US Congress Votes To Restrain Trump On Iran
The US Congress on Wednesday gave its final approval to a bid to restrain President Donald Trump from attacking Iran, a sign of lawmakers' alarm after soaring tensions.
A month after the resolution cleared the key hurdle of the Senate, which is controlled by Trump's Republican Party, the Democratic-led House of Representatives voted 227-186 to approve the measure that bars any military action against Iran without an explicit vote from Congress.
But the resolution is virtually certain to be vetoed by Trump, and the coalition of most Democrats and a handful of war-skeptic Republicans lacks the votes to override him.
"If President Trump is serious about his promise to stop endless wars, he will sign this resolution into law," said Senator Tim Kaine, the Democrat who spearheaded the move.
The House voted moments after a rocket fired on a military base north of Baghdad killed an American soldier, a British soldier and a US contractor, in the deadliest such attack on foreign forces in Iraq in several years.
A similar attack in December that killed a US contractor set off a chain of escalation after the United States blamed it on Iranian-aligned Iraqi Shiite militias.
On January 3, Trump ordered a drone strike that killed Iran's most powerful general, Qassem Soleimani, at the Baghdad airport.
Supporters of the resolution said they wanted to ensure that Congress has the unique power to declare war, as outlined in the US Constitution.
"There are a lot of countries in the world where one person makes the decision. They're called dictators," said Representative Steny Hoyer, the second highest-ranking Democrat in the House.
"Our Founding Fathers did not want dictators running America," he said.
Representative Mike McCaul, the top Republican on the House Foreign Affairs Committee, denounced the resolution and said that it should instead state that Trump's killing of Soleimani made Americans safer.
"The enemies of our country are watching this debate right now. They need to know darn well that if you kill Americans, you will pay the price," McCaul said in a floor speech met with loud cheers from Republicans.
Six Republicans and six Democrats crossed party lines in the House. In the Senate, eight Republicans had bucked their leadership, with one complaining that a briefing by the Trump administration on Iran had been the worst he had ever heard on any military issue.
The resolution, if it becomes law, would not stop Trump or future US presidents from taking military action if they determine there is an imminent threat from Iran.
The Soleimani strike angered Iraqi leaders, who called for the ouster of US forces. Some questioned whether Shiite militias carried out the attack in a country that still is trying to eliminate Islamic State fighters.

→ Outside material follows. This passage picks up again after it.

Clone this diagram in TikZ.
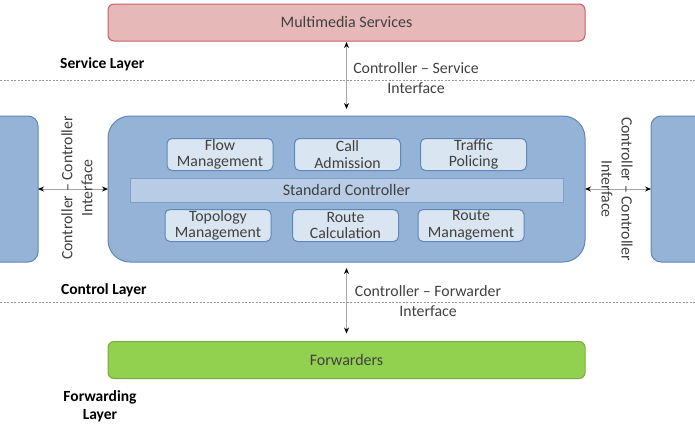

Trump, who has vowed to pull troops around the world and recently sealed a deal with Afghanistan's Taliban insurgents, responded furiously to Iraqi threats to boot out US forces, threatening to impose sanctions.
About 5,200 US forces are stationed in Iraq as part of an international coalition formed in 2014 to confront the Islamic State group. The jihadists captured vast swathes of territory after the earlier departure of US forces, who toppled dictator Saddam Hussein in a 2003 invasion that turned disastrous.